L’esistenza della cosiddetta “materia oscura” è stata ipotizzata per spiegare delle innegabili discrepanze sperimentali. Semplificando al massimo il problema, la discrepanza nasce confrontando la massa che si può calcolare basandosi sulla misura dell’emissione di radiazione da parte di galassie lontane e quella che si può dedurre basandosi sulla valutazione dei loro effetti gravitazionali. Questa seconda stima conduce a un valore della massa di gran lunga superiore a quello ricavabile dalla prima. Da qui si è dedotta l’esistenza della “materia oscura”, ovvero materia che non emette alcuna radiazione elettromagnetica. Secondo alcune stime, la materia oscura rappresenterebbe addirittura il 90% dell’intero universo e noi saremmo in grado di “vedere” solo un misero 10% dell’intera materia costituente l’universo. L’ipotesi della materia oscura, nonostante susciti indubbiamente ancora molti interrogativi, non mette sostanzialmente in discussione teorie consolidate ed è auspicabile (e tutto sommato abbastanza probabile) che ulteriori studi futuri ne confermeranno in modo diretto l’esistenza. Ipotizzare l’esistenza di “oggetti”, prima che essa venga dimostrata in modo diretto, è cosa comune nella scienza. Pensiamo ad esempio alla previsione dell’esistenza delle onde elettromagnetiche da parte di James Clerk Maxwell nel 1864, del germanio (ekasilicio) da parte di Dmitri Mendeleev nel 1871, o dell’esistenza del neutrino da parte di Wolfgang Pauli nel 1930.
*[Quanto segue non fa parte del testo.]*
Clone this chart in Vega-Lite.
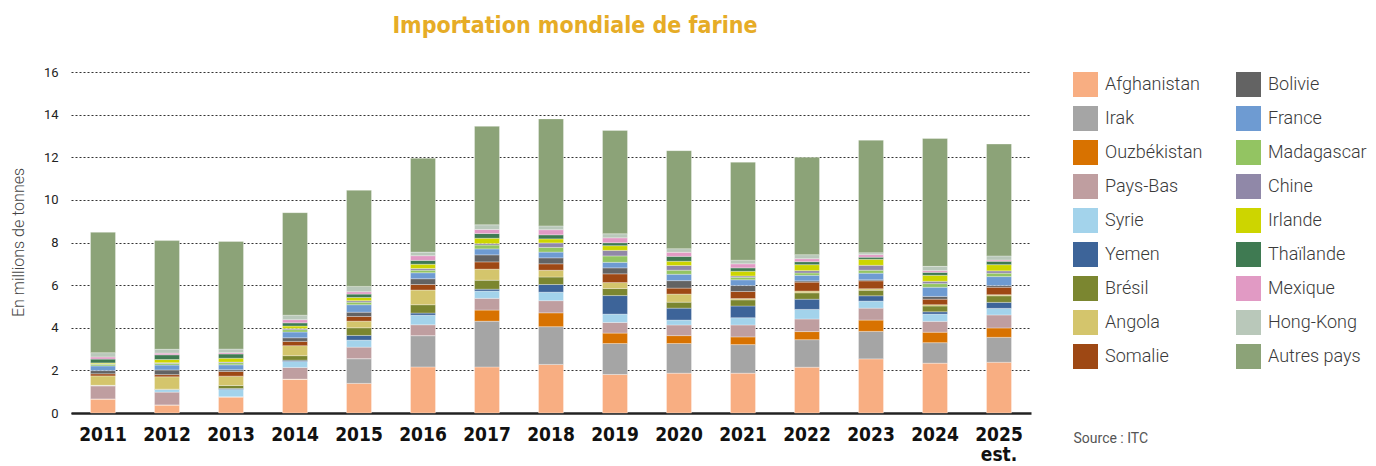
{
  "$schema": "https://vega.github.io/schema/vega-lite/v6.json",
  "width": 960,
  "height": 341,
  "autosize": {"type": "none"},
  "padding": {"left": 71, "top": 72, "right": 345, "bottom": 53},
  "background": "white",
  "title": {
    "text": "Importation mondiale de farine",
    "font": "DejaVu Sans Condensed, sans-serif",
    "fontSize": 23,
    "fontWeight": "bold",
    "color": "#E6AC26",
    "anchor": "middle",
    "frame": "group",
    "dx": 24,
    "offset": 28
  },
  "data": {
    "values": [
      {"annee": "2011", "Afghanistan": 0.66, "Irak": 0, "Ouzbékistan": 0, "Pays-Bas": 0.61, "Syrie": 0.03, "Yemen": 0, "Brésil": 0, "Angola": 0.44, "Somalie": 0.1, "Bolivie": 0.15, "France": 0.22, "Madagascar": 0.08, "Chine": 0.02, "Irlande": 0.04, "Thaïlande": 0.18, "Mexique": 0.1, "Hong-Kong": 0.2, "Autres pays": 5.65},
      {"annee": "2012", "Afghanistan": 0.38, "Irak": 0, "Ouzbékistan": 0, "Pays-Bas": 0.6, "Syrie": 0.12, "Yemen": 0, "Brésil": 0.02, "Angola": 0.58, "Somalie": 0.1, "Bolivie": 0.22, "France": 0.23, "Madagascar": 0.08, "Chine": 0.03, "Irlande": 0.15, "Thaïlande": 0.22, "Mexique": 0.08, "Hong-Kong": 0.18, "Autres pays": 5.1},
      {"annee": "2013", "Afghanistan": 0.76, "Irak": 0, "Ouzbékistan": 0, "Pays-Bas": 0, "Syrie": 0.34, "Yemen": 0.05, "Brésil": 0.14, "Angola": 0.44, "Somalie": 0.22, "Bolivie": 0.08, "France": 0.23, "Madagascar": 0.1, "Chine": 0.03, "Irlande": 0.18, "Thaïlande": 0.2, "Mexique": 0.06, "Hong-Kong": 0.17, "Autres pays": 5.05},
      {"annee": "2014", "Afghanistan": 1.59, "Irak": 0, "Ouzbékistan": 0, "Pays-Bas": 0.55, "Syrie": 0.28, "Yemen": 0.06, "Brésil": 0.21, "Angola": 0.47, "Somalie": 0.2, "Bolivie": 0.17, "France": 0.27, "Madagascar": 0.11, "Chine": 0.06, "Irlande": 0.11, "Thaïlande": 0.15, "Mexique": 0.15, "Hong-Kong": 0.21, "Autres pays": 4.81},
      {"annee": "2015", "Afghanistan": 1.39, "Irak": 1.16, "Ouzbékistan": 0, "Pays-Bas": 0.54, "Syrie": 0.33, "Yemen": 0.22, "Brésil": 0.36, "Angola": 0.31, "Somalie": 0.22, "Bolivie": 0.2, "France": 0.35, "Madagascar": 0.12, "Chine": 0.07, "Irlande": 0.15, "Thaïlande": 0.16, "Mexique": 0.11, "Hong-Kong": 0.25, "Autres pays": 4.51},
      {"annee": "2016", "Afghanistan": 2.16, "Irak": 1.47, "Ouzbékistan": 0, "Pays-Bas": 0.51, "Syrie": 0.45, "Yemen": 0.1, "Brésil": 0.39, "Angola": 0.69, "Somalie": 0.26, "Bolivie": 0.27, "France": 0.28, "Madagascar": 0.12, "Chine": 0.08, "Irlande": 0.2, "Thaïlande": 0.18, "Mexique": 0.22, "Hong-Kong": 0.17, "Autres pays": 4.4},
      {"annee": "2017", "Afghanistan": 2.16, "Irak": 2.15, "Ouzbékistan": 0.52, "Pays-Bas": 0.55, "Syrie": 0.34, "Yemen": 0.09, "Brésil": 0.42, "Angola": 0.52, "Somalie": 0.34, "Bolivie": 0.33, "France": 0.28, "Madagascar": 0.18, "Chine": 0.07, "Irlande": 0.25, "Thaïlande": 0.22, "Mexique": 0.19, "Hong-Kong": 0.22, "Autres pays": 4.62},
      {"annee": "2018", "Afghanistan": 2.28, "Irak": 1.77, "Ouzbékistan": 0.65, "Pays-Bas": 0.57, "Syrie": 0.4, "Yemen": 0.36, "Brésil": 0.35, "Angola": 0.32, "Somalie": 0.3, "Bolivie": 0.28, "France": 0.27, "Madagascar": 0.22, "Chine": 0.21, "Irlande": 0.19, "Thaïlande": 0.19, "Mexique": 0.24, "Hong-Kong": 0.18, "Autres pays": 5.02},
      {"annee": "2019", "Afghanistan": 1.81, "Irak": 1.45, "Ouzbékistan": 0.49, "Pays-Bas": 0.5, "Syrie": 0.39, "Yemen": 0.87, "Brésil": 0.33, "Angola": 0.28, "Somalie": 0.41, "Bolivie": 0.28, "France": 0.26, "Madagascar": 0.3, "Chine": 0.26, "Irlande": 0.22, "Thaïlande": 0.14, "Mexique": 0.23, "Hong-Kong": 0.19, "Autres pays": 4.85},
      {"annee": "2020", "Afghanistan": 1.87, "Irak": 1.39, "Ouzbékistan": 0.37, "Pays-Bas": 0.5, "Syrie": 0.23, "Yemen": 0.56, "Brésil": 0.28, "Angola": 0.38, "Somalie": 0.28, "Bolivie": 0.35, "France": 0.3, "Madagascar": 0.19, "Chine": 0.22, "Irlande": 0.2, "Thaïlande": 0.23, "Mexique": 0.19, "Hong-Kong": 0.17, "Autres pays": 4.6},
      {"annee": "2021", "Afghanistan": 1.87, "Irak": 1.34, "Ouzbékistan": 0.36, "Pays-Bas": 0.56, "Syrie": 0.34, "Yemen": 0.55, "Brésil": 0.29, "Angola": 0.06, "Somalie": 0.33, "Bolivie": 0.28, "France": 0.27, "Madagascar": 0.12, "Chine": 0.06, "Irlande": 0.22, "Thaïlande": 0.16, "Mexique": 0.19, "Hong-Kong": 0.17, "Autres pays": 4.6},
      {"annee": "2022", "Afghanistan": 2.15, "Irak": 1.29, "Ouzbékistan": 0.38, "Pays-Bas": 0.59, "Syrie": 0.45, "Yemen": 0.48, "Brésil": 0.3, "Angola": 0.08, "Somalie": 0.42, "Bolivie": 0.06, "France": 0.26, "Madagascar": 0.11, "Chine": 0.11, "Irlande": 0.28, "Thaïlande": 0.14, "Mexique": 0.14, "Hong-Kong": 0.19, "Autres pays": 4.57},
      {"annee": "2023", "Afghanistan": 2.54, "Irak": 1.29, "Ouzbékistan": 0.53, "Pays-Bas": 0.56, "Syrie": 0.33, "Yemen": 0.25, "Brésil": 0.26, "Angola": 0.07, "Somalie": 0.37, "Bolivie": 0.05, "France": 0.31, "Madagascar": 0.14, "Chine": 0.23, "Irlande": 0.28, "Thaïlande": 0.1, "Mexique": 0.12, "Hong-Kong": 0.09, "Autres pays": 5.28},
      {"annee": "2024", "Afghanistan": 2.34, "Irak": 0.96, "Ouzbékistan": 0.49, "Pays-Bas": 0.51, "Syrie": 0.34, "Yemen": 0.11, "Brésil": 0.27, "Angola": 0.06, "Somalie": 0.26, "Bolivie": 0.13, "France": 0.43, "Madagascar": 0.17, "Chine": 0.11, "Irlande": 0.28, "Thaïlande": 0.14, "Mexique": 0.08, "Hong-Kong": 0.2, "Autres pays": 6.0},
      {"annee": "2025", "Afghanistan": 2.38, "Irak": 1.17, "Ouzbékistan": 0.44, "Pays-Bas": 0.61, "Syrie": 0.31, "Yemen": 0.28, "Brésil": 0.31, "Angola": 0.05, "Somalie": 0.35, "Bolivie": 0.08, "France": 0.42, "Madagascar": 0.16, "Chine": 0.11, "Irlande": 0.29, "Thaïlande": 0.16, "Mexique": 0.06, "Hong-Kong": 0.19, "Autres pays": 5.25}
    ]
  },
  "transform": [
    {"fold": ["Afghanistan", "Irak", "Ouzbékistan", "Pays-Bas", "Syrie", "Yemen", "Brésil", "Angola", "Somalie", "Bolivie", "France", "Madagascar", "Chine", "Irlande", "Thaïlande", "Mexique", "Hong-Kong", "Autres pays"], "as": ["pays", "valeur"]},
    {"window": [{"op": "row_number", "as": "rang"}], "groupby": ["annee"]}
  ],
  "mark": {"type": "bar", "stroke": "white", "strokeWidth": 0.6, "strokeOpacity": 0.5},
  "encoding": {
    "x": {
      "field": "annee",
      "type": "nominal",
      "scale": {"paddingInner": 0.61, "paddingOuter": 0.305},
      "axis": {
        "domain": true,
        "domainColor": "#222",
        "domainWidth": 2.5,
        "ticks": false,
        "grid": false,
        "labelAngle": 0,
        "labelFont": "DejaVu Sans Condensed, sans-serif",
        "labelFontSize": 19,
        "labelFontWeight": "bold",
        "labelColor": "#111",
        "labelPadding": 12,
        "labelLineHeight": 20,
        "labelBound": false,
        "labelOverlap": false,
        "labelExpr": "datum.value == '2025' ? ['2025', 'est.'] : datum.value",
        "title": "Source : ITC",
        "titleX": 1002,
        "titleY": 25,
        "titleAlign": "left",
        "titleBaseline": "middle",
        "titleFont": "Roboto",
        "titleFontSize": 14,
        "titleFontWeight": "normal",
        "titleColor": "#555"
      }
    },
    "y": {
      "field": "valeur",
      "type": "quantitative",
      "stack": "zero",
      "scale": {"domain": [0, 16], "nice": false},
      "axis": {
        "values": [0, 2, 4, 6, 8, 10, 12, 14, 16],
        "domain": false,
        "ticks": false,
        "grid": true,
        "gridDash": [2, 2],
        "gridColor": "#333",
        "gridWidth": 1,
        "labelFont": "Roboto",
        "labelFontSize": 13,
        "labelColor": "#222",
        "labelPadding": 13,
        "title": "En millions de tonnes",
        "titleFont": "Roboto",
        "titleFontSize": 16,
        "titleFontWeight": 300,
        "titleColor": "#444",
        "titleX": -53,
        "titleY": 170,
        "titleAngle": -90,
        "titleAlign": "center",
        "titleBaseline": "middle"
      }
    },
    "order": {"field": "rang", "type": "quantitative", "sort": "ascending"},
    "color": {
      "field": "pays",
      "type": "nominal",
      "scale": {
        "domain": ["Afghanistan", "Irak", "Ouzbékistan", "Pays-Bas", "Syrie", "Yemen", "Brésil", "Angola", "Somalie", "Bolivie", "France", "Madagascar", "Chine", "Irlande", "Thaïlande", "Mexique", "Hong-Kong", "Autres pays"],
        "range": ["#F8AE82", "#A5A5A5", "#D87200", "#BF9EA0", "#A3D3EB", "#3D6499", "#7B8630", "#D4C56C", "#9E4814", "#636363", "#6E9BD2", "#93C462", "#9088A8", "#CDD500", "#3F7A52", "#E19AC4", "#B9C8BA", "#8CA378"]
      },
      "legend": {
        "orient": "none",
        "legendX": 1002,
        "legendY": 0,
        "columns": 2,
        "title": null,
        "symbolType": "square",
        "symbolSize": 625,
        "symbolStrokeWidth": 0,
        "symbolOpacity": 1,
        "labelFont": "Roboto",
        "labelFontSize": 18,
        "labelFontWeight": 300,
        "labelColor": "#3a3a3a",
        "labelOffset": 7,
        "labelLimit": 220,
        "rowPadding": 9,
        "columnPadding": 33,
        "padding": 0
      }
    }
  },
  "config": {"view": {"stroke": null}}
}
Diverso è invece il discorso relativo alle presunte anomalie dell’effetto Doppler di galassie vicine. Non so bene a quale recente scoperta si riferisca il lettore. Il problema è stato tuttavia sollevato da tempo in campo cosmologico e il principale sostenitore di tali anomalie è l’astrofisico americano Halton Christian Arp. Arp è un rispettabile ricercatore sperimentale che da anni critica la legge di Hubble, secondo la quale esiste una relazione lineare tra il cosiddetto redshift (spostamento verso il rosso) delle galassie e la loro distanza. Tale legge è un caposaldo della moderna cosmologia e su di essa si basa il modello del Big Bang che gode di largo consenso tra i cosmologi. Alla base di queste critiche vi sono le osservazioni sperimentali condotte dallo stesso Arp che mostrerebbero redshift differenti tra certe quasar e le galassie a cui sono associate (i casi più significativi sono quelli del Markarian 205, dell’ NGC 7319 e del quintetto di Stephan). Se le critiche di Arp fossero valide indubbiamente rappresenterebbero una grande rivoluzione scientifica. Tuttavia le sue argomentazioni godono di scarso credito all’interno della comunità scientifica ed egli è generalmente considerato un astrofisico “eretico”. Questo non perché la comunità scientifica abbia verso di lui un atteggiamento di ostracismo preconcetto (altri suoi contributi sono infatti molto apprezzati), ma semplicemente perché le sue critiche mettono in discussione teorie che sono in grado di razionalizzare moltissimi fenomeni e che sono largamente supportate da molte altre evidenze sperimentali. Le sue osservazioni hanno inoltre ricevuto interpretazioni compatibili con le teorie cosmologiche attualmente accettate. Occorre tuttavia osservare che alcuni dati raccolti da Arp suscitano sicuramente interessanti interrogativi ai quali non si è ancora completamente risposto.
Siamo in procinto di una prossima rivoluzione scientifica, come chiede il lettore? È difficile dare una risposta. Ipotecare il futuro è sempre rischioso e in campo scientifico lo è particolarmente. L’unico giudice sarà il tempo. A tale proposito, mi sembrano quanto mai appropriate le parole che Tullio Regge dedica ad Arp: “Nessuno contesta la sua bravura professionale ma pochi accettano le sue conclusioni […] Francamente penso che le polemiche astiose siano inutili e che alla fine contino i fatti. Se c’è qualcosa di vero in quello che dicono Arp, Hoyle e altri, dato l’enorme progresso tecnico realizzato negli ultimi anni nella strumentazione, gli astronomi incontreranno ben presto oggetti inspiegabili la cui struttura non lascerà adito a dubbi” (T. Regge, L’universo senza fine, Mondadori, Milano 1999).

Nota: desidero ringraziare i “colleghi” di Vialattea Irene Torre, Daniele Malesani e Luca Boschini per gli utili suggerimenti forniti relativamente agli argomenti trattati nella presente risposta.